California State University East Bay

Cabello Elementary School portable classrooms moving to local parks

February 5, 2015

Union City City Council decided last Tuesday to allocate $94,901 to move classroom trailers from soon to be demolished Cabello Elementary for use in afterschool programs at three local community parks because of the need for the parks to have new classrooms for the students who attend their afterschool program.

The project is set to be completed on Jan. 31, 2015. However, this is just the first phase of the project, “once the trailers are relocated, utilities to the trailers still need to be provided and the trailers will be refurbished,” Union City’s City Engineer Thomas Ruark explained.

The trailers will be taken from Cabello, and relocated to Old Alvarado, William Cann Memorial, and Charles F. Kennedy Parks where they will serve as classrooms for homework and activities for students in the afterschool programs.

“The funding was available as an incentive to all agencies that have affordable housing units built in their city,” according to the Director of Public Works in Union City, Mintze Cheng. The state’s Department of Housing-Related Program  has footed the bill through the grant assigned for the development of any of the city’s park and recreation facilities, she added.

Some students in Union City are among the estimated 15 million children nationwide who are left unsupervised between the time they get out of school and the time their parents get home, according to the National Association of Child Care Resource and Referral Agencies in 2011.  Afterschool programs fill the gap by offering adequate supervision and homework assistance.

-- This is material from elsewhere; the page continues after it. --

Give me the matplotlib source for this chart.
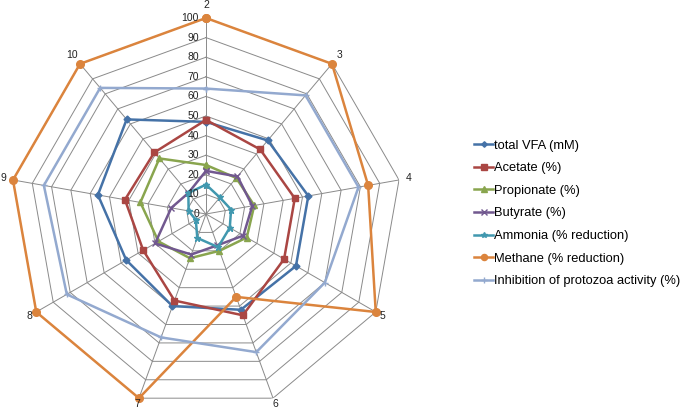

The funds were awarded to Union City because of its efforts to provide affordable housing to residents through Mid-Peninsula Housing, a non-profit firm that develops, owns, and manages over 86 properties in Northern California, including two housing units in Union City, close to all three parks, Cheng explained.

Impact Construction Services Inc. will implement the project for the total amount of $94,901.00, according to the Office of the City Engineer report. The final date of completion is set for June 2015, just in time for the parks summer camps to put them to good use.